Please could someone help me to understand why, it would appear to me, that only 30 or 60 frames per second are targeted in games?

Apologies if this is obvious to some of the better informed posters in the forum.

However, I’ve often wondered, mostly while reading digital foundry’s articles, why if developers are struggling to maintain 60 FPS in a game, at a desired resolution and image quality level, they do not try and target a locked 45 FPS?

I’m particularly interested in the above in relation to the Xbox One and PS4 where it appears the following combinations are mainly targeted?

· 1080p @ 60FPS
· 900p @ 60FPS
· 1080p @ 30FPS
· 720p @ 60FPS

Using COD Ghosts as an example on the Xbox One. As 1080p @ 60FPS was not achievable at the time, we ended up with 720p @ 60 FPS using, I understand, the same assets as the PS4 version.

Would it not have been an option to target 1080p @ 45 FPS? Instead of dropping all the way down to 720p?

(I’ve used COD and the XB1 to help illustrate my question but I’m interested in the answer in a wider context and not specific to anyone game or platform, if that makes sense)

Many thanks in advance.
 
Displays refresh once every 16ms, which means 60 times per second.

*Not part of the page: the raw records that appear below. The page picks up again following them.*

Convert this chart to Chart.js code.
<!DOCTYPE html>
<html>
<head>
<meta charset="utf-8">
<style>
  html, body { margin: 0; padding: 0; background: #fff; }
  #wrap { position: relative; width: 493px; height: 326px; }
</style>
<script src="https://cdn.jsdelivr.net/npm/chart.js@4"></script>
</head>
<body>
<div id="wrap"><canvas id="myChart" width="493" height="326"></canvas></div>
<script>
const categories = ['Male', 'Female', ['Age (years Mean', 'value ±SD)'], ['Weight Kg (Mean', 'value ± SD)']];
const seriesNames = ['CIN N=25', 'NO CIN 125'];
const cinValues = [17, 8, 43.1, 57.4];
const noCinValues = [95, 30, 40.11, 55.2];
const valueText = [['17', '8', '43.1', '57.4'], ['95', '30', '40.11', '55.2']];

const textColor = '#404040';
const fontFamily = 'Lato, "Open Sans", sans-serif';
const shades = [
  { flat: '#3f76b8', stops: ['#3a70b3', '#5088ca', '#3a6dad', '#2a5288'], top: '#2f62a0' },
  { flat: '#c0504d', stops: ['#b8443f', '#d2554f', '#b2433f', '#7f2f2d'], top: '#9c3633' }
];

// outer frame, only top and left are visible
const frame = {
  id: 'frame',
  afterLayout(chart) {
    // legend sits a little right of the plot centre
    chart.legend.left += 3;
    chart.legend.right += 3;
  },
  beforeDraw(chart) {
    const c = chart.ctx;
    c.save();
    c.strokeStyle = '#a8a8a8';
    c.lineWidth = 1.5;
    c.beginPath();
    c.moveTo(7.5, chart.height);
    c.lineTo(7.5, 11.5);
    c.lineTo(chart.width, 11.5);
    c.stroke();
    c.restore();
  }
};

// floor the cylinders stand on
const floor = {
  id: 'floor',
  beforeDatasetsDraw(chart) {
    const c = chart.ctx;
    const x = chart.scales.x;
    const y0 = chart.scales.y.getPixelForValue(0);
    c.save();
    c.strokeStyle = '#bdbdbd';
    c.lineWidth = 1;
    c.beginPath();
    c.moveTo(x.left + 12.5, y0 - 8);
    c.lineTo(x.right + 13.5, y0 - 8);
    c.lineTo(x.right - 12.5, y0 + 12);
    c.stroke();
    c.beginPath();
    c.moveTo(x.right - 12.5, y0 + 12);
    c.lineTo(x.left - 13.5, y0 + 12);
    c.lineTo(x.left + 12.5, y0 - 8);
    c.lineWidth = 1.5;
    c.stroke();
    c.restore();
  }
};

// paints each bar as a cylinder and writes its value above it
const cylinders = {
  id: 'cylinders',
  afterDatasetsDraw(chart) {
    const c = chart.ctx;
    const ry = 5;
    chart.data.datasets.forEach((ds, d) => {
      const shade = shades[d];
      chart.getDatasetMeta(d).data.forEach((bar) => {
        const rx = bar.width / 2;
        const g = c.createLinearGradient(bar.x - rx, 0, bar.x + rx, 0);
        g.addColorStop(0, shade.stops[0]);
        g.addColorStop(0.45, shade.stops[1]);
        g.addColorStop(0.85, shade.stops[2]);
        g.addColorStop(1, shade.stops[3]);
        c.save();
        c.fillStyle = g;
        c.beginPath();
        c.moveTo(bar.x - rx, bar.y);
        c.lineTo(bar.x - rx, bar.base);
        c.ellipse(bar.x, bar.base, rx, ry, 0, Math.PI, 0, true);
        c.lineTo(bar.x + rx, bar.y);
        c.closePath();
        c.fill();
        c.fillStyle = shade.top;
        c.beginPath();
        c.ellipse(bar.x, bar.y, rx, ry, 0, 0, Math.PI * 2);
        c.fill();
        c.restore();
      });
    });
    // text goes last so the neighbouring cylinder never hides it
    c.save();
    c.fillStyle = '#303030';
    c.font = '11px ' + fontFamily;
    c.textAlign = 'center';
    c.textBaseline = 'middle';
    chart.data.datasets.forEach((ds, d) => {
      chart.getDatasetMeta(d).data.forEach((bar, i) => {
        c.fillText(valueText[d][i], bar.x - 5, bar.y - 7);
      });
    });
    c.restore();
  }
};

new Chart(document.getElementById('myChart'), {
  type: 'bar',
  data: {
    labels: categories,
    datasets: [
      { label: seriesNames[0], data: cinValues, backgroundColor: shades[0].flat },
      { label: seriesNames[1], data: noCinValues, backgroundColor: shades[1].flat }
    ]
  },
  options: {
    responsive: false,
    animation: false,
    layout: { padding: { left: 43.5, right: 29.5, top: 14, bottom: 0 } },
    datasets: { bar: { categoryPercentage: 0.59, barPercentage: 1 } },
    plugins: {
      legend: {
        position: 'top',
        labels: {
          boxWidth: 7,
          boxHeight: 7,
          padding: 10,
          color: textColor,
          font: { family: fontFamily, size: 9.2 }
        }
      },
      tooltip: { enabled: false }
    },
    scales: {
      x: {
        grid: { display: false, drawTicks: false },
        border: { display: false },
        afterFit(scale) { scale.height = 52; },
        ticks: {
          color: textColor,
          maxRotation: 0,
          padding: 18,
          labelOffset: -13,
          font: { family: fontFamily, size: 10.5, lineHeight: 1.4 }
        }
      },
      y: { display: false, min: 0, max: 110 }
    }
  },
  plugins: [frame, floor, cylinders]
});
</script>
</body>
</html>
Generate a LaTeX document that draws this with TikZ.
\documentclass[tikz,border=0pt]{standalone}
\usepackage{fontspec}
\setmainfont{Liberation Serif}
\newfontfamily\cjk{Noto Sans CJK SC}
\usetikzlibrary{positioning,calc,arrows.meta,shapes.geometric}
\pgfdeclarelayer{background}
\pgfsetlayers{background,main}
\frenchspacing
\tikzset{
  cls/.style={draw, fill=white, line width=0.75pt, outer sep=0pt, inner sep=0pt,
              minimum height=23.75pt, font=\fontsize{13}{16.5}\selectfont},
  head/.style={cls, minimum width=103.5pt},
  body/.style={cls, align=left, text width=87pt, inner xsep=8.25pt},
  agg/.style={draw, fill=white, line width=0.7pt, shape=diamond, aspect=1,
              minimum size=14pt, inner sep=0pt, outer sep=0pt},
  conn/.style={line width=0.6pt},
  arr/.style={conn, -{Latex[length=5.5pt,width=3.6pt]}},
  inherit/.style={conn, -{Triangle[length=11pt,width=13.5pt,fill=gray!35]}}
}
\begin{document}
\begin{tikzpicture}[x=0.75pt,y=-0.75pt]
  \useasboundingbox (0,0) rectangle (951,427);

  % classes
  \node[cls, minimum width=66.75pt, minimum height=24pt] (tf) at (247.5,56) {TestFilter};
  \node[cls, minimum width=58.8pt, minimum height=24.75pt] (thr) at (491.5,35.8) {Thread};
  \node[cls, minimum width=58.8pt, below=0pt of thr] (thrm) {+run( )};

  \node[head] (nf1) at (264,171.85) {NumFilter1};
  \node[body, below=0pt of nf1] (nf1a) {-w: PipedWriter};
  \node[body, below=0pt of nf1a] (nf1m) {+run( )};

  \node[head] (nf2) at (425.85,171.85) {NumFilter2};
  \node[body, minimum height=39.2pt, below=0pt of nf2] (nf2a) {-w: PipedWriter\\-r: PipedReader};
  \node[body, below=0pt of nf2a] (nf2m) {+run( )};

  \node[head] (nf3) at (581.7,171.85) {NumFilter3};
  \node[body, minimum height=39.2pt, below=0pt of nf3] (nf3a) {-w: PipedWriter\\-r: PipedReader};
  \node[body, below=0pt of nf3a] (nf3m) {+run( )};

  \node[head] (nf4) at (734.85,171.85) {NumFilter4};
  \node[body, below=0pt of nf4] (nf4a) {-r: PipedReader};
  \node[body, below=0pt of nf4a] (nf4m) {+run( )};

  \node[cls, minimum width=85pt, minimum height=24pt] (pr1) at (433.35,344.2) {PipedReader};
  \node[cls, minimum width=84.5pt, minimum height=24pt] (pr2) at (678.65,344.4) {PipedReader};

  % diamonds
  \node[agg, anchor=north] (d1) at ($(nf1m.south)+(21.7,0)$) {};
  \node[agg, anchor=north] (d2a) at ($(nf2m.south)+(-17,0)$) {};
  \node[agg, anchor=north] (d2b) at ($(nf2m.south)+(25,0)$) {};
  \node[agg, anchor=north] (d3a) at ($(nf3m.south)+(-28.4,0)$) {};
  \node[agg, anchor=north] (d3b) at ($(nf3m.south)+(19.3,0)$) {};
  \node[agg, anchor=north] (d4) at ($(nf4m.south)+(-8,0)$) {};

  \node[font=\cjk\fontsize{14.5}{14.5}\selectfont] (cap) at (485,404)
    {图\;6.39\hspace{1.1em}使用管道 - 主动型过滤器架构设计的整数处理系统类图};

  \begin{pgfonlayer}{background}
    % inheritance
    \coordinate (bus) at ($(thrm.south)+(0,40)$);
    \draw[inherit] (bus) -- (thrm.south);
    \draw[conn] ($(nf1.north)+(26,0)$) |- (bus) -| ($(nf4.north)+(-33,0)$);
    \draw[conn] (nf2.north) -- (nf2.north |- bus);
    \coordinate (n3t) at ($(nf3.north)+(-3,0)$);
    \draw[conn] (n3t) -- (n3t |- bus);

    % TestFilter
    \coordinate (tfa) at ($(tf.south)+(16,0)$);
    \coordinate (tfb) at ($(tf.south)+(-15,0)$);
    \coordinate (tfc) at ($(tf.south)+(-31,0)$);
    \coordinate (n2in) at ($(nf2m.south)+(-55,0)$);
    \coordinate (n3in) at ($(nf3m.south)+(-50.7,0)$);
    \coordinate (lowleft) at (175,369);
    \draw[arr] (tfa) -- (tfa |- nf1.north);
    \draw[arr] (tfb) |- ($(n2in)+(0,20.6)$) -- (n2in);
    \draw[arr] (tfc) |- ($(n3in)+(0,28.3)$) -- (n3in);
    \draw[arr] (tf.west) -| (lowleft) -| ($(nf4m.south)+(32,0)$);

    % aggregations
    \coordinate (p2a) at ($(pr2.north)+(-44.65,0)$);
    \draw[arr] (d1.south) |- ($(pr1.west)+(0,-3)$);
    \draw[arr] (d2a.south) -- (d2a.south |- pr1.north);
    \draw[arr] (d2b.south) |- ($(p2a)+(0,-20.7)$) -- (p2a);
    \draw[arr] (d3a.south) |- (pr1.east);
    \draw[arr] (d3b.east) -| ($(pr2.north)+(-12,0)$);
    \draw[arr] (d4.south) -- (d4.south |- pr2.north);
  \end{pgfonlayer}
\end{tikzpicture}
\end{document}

This is where Vsync comes in (you want to sync what is rendered to the display refresh rate).

So at 60fps, you display one new rendered frame every time the screen refreshes, at 30fps you display a new frame on every 2nd display refresh.
The problem with 45fps, is that you'd have uneven display timing. Even frames would be displayed after one refresh, while odd frames would display after 2 refreshes.

So the time between frames being displayed on the monitor (not time to render) would be 16ms, 33ms, 16ms, 33ms, 16ms ..... Which would look like 'judder'.